The resistive element can usually not be taken out of the housing. I've cleaned it and the wipers with contact cleaner (Kontakt Chemie K60 + WL) and then lubricated the electrical parts inside with K61 and the mechanical stuff with some bearing grease.

From the few multi turn pots I have taken apart so far I'd say they're pretty susceptible to dirt and corrosion. Most seem to be reasonably well protected, but you never know what happened to decades old stuff...uu
 

Offline SeanB

  • Super Contributor
  • ***
  • Posts: 15429
  • Country: za
Re: Cleaning 10 turn pots
« Reply #3 on: June 19, 2013, 03:50:04 pm »
Normally you can pop off the back cover easily, or else drill a small hole in it ( carefully and using suction so as not to get swarf inside) then spray a small amount of contact cleaner into it and run from end to end a few times, then place some tape over the hole. If it is really work ( you will find the track resistance is much higher than nominal) then you will need a new one, sorry, as then the wound resistive element is wearing through and will break up and turn into a ball of fine metallic fluff inside it sometime in the future. Same again if it is open circuit between the 2 ends.
 

Offline uoficowboy

  • Regular Contributor
  • *
  • Posts: 186
  • Country: us
Re: Cleaning 10 turn pots
« Reply #4 on: June 22, 2013, 06:23:37 am »
Thanks SeanB and david77 - that was helpful!

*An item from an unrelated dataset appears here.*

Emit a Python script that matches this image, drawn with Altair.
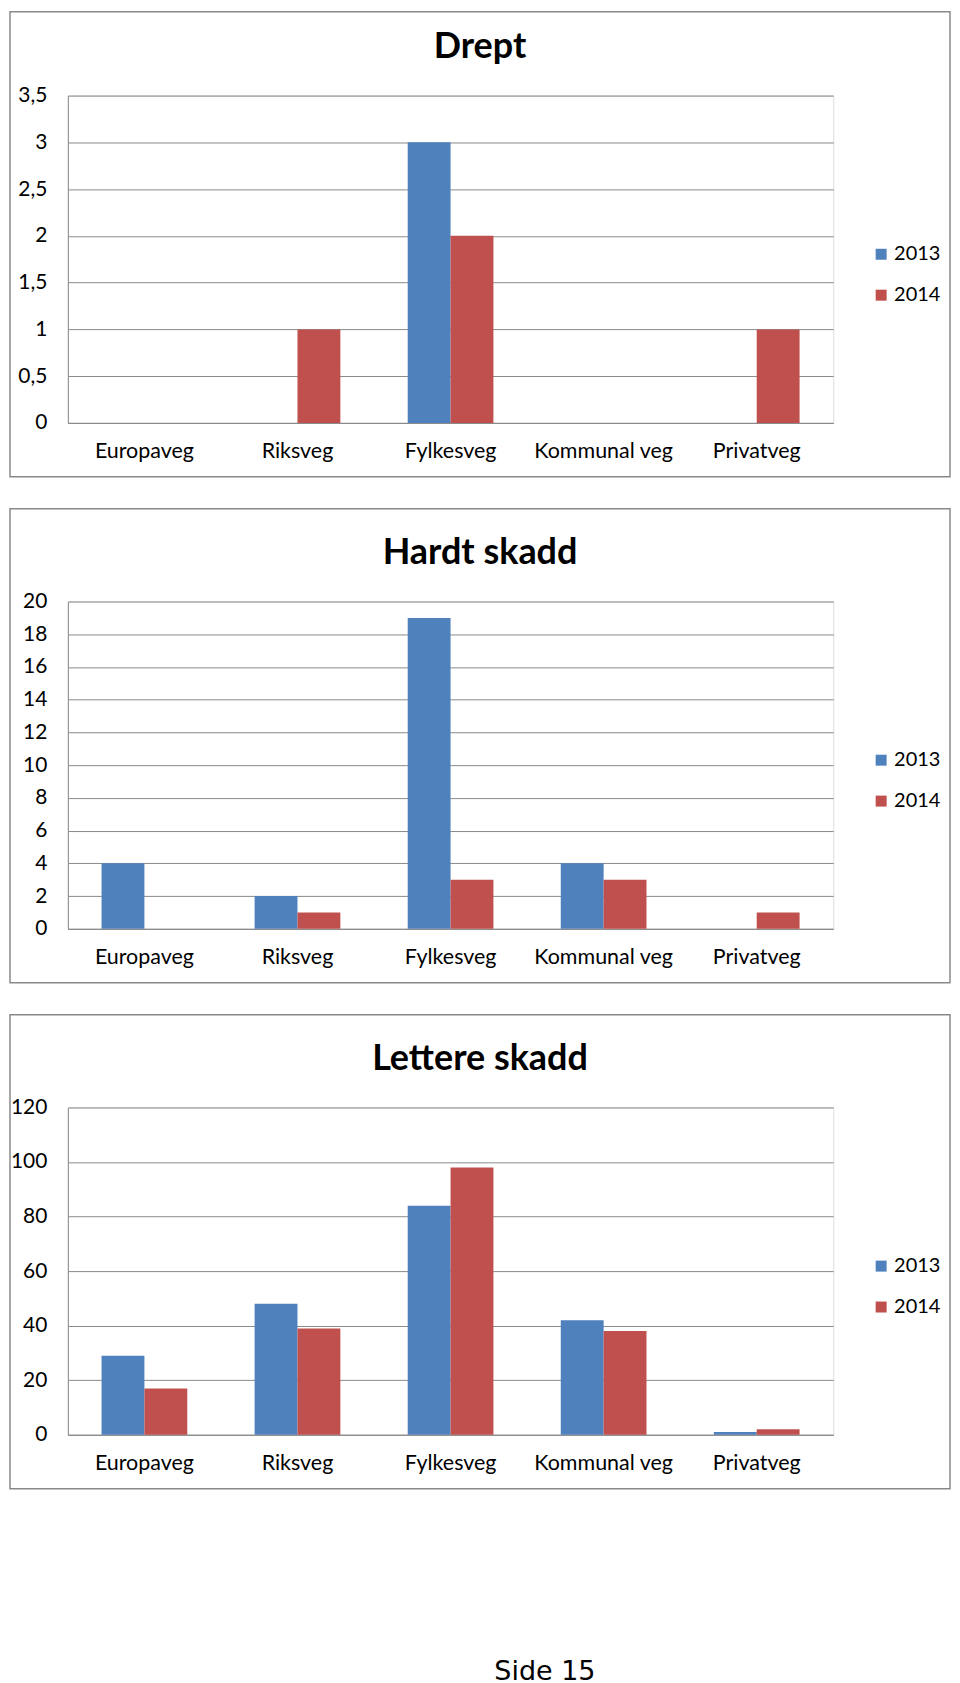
import altair as alt
import pandas as pd

categories = ["Europaveg", "Riksveg", "Fylkesveg", "Kommunal veg", "Privatveg"]
years = ["2013", "2014"]

drept_2013 = [0, 0, 3, 0, 0]
drept_2014 = [0, 1, 2, 0, 1]
hardt_2013 = [4, 2, 19, 4, 0]
hardt_2014 = [0, 1, 3, 3, 1]
lettere_2013 = [29, 48, 84, 42, 1]
lettere_2014 = [17, 39, 98, 38, 2]

titles = ["Drept", "Hardt skadd", "Lettere skadd"]
drept_ticks = [0, 0.5, 1, 1.5, 2, 2.5, 3, 3.5]
hardt_ticks = [0, 2, 4, 6, 8, 10, 12, 14, 16, 18, 20]
lettere_ticks = [0, 20, 40, 60, 80, 100, 120]
footer = "Side 15"

BLUE = "#4F81BD"
RED = "#C0504D"
GRID = "#8a8a8a"
FRAME = "#8a8a8a"
FONT = "Lato"
W, H = 767, 328


def panel(title, v13, v14, ticks, title_y=-38, frame_top=-93, footer_text=None):
    df = pd.DataFrame({
        "kategori": categories * 2,
        "aar": [years[0]] * len(categories) + [years[1]] * len(categories),
        "verdi": v13 + v14,
    })
    bars = alt.Chart(df).mark_bar().encode(
        x=alt.X(
            "kategori:N", sort=categories,
            scale=alt.Scale(paddingInner=0.44, paddingOuter=0.22),
            axis=alt.Axis(title=None, labelAngle=0, ticks=False, domainColor=GRID,
                          domainWidth=1, labelPadding=18, labelFontSize=21.5,
                          labelFont=FONT, labelColor="black", grid=False),
        ),
        xOffset=alt.XOffset("aar:N", sort=years,
                            scale=alt.Scale(paddingInner=0, paddingOuter=0)),
        y=alt.Y(
            "verdi:Q",
            scale=alt.Scale(domain=[ticks[0], ticks[-1]], nice=False),
            axis=alt.Axis(title=None, values=ticks, format=".1~f",
                          labelExpr="replace(datum.label, '.', ',')",
                          grid=True, gridColor=GRID, gridWidth=1, ticks=False,
                          domainColor=GRID, domainWidth=1, labelPadding=21,
                          labelFontSize=21, labelFont=FONT, labelColor="black"),
        ),
        color=alt.Color(
            "aar:N", scale=alt.Scale(domain=years, range=[BLUE, RED]),
            legend=alt.Legend(title=None, orient="none", legendX=805, legendY=149,
                              symbolType="square", symbolSize=121,
                              symbolStrokeWidth=0, labelFont=FONT,
                              labelFontSize=20, labelColor="black",
                              labelOffset=3, rowPadding=21),
        ),
    )
    frame = alt.Chart(pd.DataFrame({"f": [0]})).mark_rect(
        fillOpacity=0, stroke=FRAME, strokeWidth=1.5
    ).encode(x=alt.value(-58), x2=alt.value(884), y=alt.value(frame_top),
             y2=alt.value(382))
    ttl = alt.Chart(pd.DataFrame({"t": [title]})).mark_text(
        font=FONT, fontSize=36, fontWeight="bold", baseline="alphabetic",
        align="center", color="black"
    ).encode(x=alt.value(413), y=alt.value(title_y), text="t:N")
    layers = [frame, bars, ttl]
    if footer_text is not None:
        ft = alt.Chart(pd.DataFrame({"t": [footer_text]})).mark_text(
            font="DejaVu Sans", fontSize=27, baseline="alphabetic",
            align="center", color="black"
        ).encode(x=alt.value(478), y=alt.value(574), text="t:N")
        layers.append(ft)
    return alt.layer(*layers).properties(width=W, height=H)


c1 = panel(titles[0], drept_2013, drept_2014, drept_ticks, title_y=-38, frame_top=-84)
c2 = panel(titles[1], hardt_2013, hardt_2014, hardt_ticks, title_y=-38)
c3 = panel(titles[2], lettere_2013, lettere_2014, lettere_ticks, title_y=-38,
           footer_text=footer)

chart = alt.vconcat(c1, c2, c3, spacing=28).resolve_scale(
    color="independent"
).properties(
    padding={"left": 0, "top": 0, "right": 0, "bottom": 0}
).configure_view(stroke=None).configure(background="white")

chart.save("out.html", embed_options={"renderer": "svg", "actions": False})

I turned the pot to the bad spot with the machine on, then turned it one more revolution. I then took it apart. Turned out to be super easy - the case was made up of three parts - the front that also had the shaft fairly permanently attached to it, the middle which was mostly just a cylinder, and the back. The front piece had two metal clips that kept the back pressed against the middle and the middle pressed against the front. A screwdriver was all that was needed to pop it the clips off of the back.

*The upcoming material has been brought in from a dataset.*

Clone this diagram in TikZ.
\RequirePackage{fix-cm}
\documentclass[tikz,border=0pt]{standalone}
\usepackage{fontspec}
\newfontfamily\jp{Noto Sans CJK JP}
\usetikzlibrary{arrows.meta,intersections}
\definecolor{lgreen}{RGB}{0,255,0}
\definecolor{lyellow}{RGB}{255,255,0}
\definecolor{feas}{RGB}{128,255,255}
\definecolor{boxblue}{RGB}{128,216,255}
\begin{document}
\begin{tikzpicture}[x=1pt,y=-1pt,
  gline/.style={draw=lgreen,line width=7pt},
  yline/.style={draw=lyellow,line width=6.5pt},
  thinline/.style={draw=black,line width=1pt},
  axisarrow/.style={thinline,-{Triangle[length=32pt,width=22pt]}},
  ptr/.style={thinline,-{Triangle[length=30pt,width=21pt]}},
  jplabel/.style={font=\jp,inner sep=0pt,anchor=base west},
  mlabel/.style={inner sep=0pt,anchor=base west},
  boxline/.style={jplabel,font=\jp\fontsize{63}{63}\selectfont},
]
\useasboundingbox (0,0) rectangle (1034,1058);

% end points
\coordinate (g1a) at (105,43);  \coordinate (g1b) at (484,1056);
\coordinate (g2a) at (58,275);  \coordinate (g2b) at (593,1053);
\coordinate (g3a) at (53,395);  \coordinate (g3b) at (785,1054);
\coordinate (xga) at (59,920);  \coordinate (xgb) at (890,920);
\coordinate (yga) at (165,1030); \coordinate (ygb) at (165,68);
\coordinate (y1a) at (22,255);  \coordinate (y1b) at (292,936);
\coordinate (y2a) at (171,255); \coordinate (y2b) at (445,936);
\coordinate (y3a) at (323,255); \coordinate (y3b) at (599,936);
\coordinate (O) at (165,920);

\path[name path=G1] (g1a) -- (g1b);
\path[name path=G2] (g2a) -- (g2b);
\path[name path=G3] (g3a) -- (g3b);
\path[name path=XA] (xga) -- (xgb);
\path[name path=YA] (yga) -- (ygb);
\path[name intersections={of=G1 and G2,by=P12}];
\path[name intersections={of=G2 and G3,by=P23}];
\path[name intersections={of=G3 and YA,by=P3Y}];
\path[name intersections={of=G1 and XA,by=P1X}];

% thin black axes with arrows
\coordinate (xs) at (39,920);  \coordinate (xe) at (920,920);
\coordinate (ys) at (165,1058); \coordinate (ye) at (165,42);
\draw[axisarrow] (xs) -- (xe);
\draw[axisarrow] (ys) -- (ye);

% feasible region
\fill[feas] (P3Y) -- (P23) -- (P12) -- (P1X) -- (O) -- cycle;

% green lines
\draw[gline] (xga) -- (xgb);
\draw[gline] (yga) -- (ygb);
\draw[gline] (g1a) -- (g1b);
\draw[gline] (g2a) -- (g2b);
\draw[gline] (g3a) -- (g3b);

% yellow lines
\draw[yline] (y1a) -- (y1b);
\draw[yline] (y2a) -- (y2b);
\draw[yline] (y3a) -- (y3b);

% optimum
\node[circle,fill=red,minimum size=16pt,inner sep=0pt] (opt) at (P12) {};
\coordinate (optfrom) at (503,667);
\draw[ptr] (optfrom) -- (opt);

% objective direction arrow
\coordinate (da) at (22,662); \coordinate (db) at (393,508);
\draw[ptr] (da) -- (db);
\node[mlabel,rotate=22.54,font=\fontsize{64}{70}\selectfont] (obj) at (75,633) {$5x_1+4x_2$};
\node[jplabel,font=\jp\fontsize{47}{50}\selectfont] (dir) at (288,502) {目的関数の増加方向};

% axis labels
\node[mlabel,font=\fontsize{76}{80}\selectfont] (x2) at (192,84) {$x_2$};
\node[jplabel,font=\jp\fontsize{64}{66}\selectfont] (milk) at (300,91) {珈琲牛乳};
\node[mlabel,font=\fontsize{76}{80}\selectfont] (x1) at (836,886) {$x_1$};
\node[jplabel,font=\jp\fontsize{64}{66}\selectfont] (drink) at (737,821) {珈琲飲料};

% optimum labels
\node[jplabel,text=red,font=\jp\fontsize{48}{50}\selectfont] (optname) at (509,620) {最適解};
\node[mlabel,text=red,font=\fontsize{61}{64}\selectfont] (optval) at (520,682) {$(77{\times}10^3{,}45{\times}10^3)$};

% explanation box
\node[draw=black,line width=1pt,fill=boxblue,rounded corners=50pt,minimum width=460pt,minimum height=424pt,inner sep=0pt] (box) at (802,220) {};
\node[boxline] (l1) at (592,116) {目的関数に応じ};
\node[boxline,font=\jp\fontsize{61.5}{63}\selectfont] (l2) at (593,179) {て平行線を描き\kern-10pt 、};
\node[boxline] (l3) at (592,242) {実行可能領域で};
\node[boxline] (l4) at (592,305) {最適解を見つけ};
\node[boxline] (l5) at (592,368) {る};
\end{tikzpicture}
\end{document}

The insides looked pretty good except for the wires looking a bit corroded. I was very impressed with how uniformly the teeeeeny wires were wound. After I opened it I cleaned the area one turn above the wiper with deoxit and then with alcohol. This fixed the problem area, but then I realized there were a couple other more minor problem areas. I gave up and gave the whole thing a wipe down with deoxit, then cleaned with IPA, and then put a little deoxit gold on it. Closed it up and it is working beautifully now.
 

Offline SeanB

  • Super Contributor
  • ***
  • Posts: 15429
  • Country: za
Re: Cleaning 10 turn pots
« Reply #5 on: June 22, 2013, 08:27:31 am »
If you ever take one apart the track is actually a piece of enamelled copper wire wound with the nichrome resistive element, both wires being enamelled for insulation. Then one side is sanded down lightly through the enamel on the nichrome wire and it is wound into a spiral that is stuck down into the case. It is then polished and the assembly is finished off and tested. That is why the tolerance is so high on these, you have a 10 000 turn element on the wire.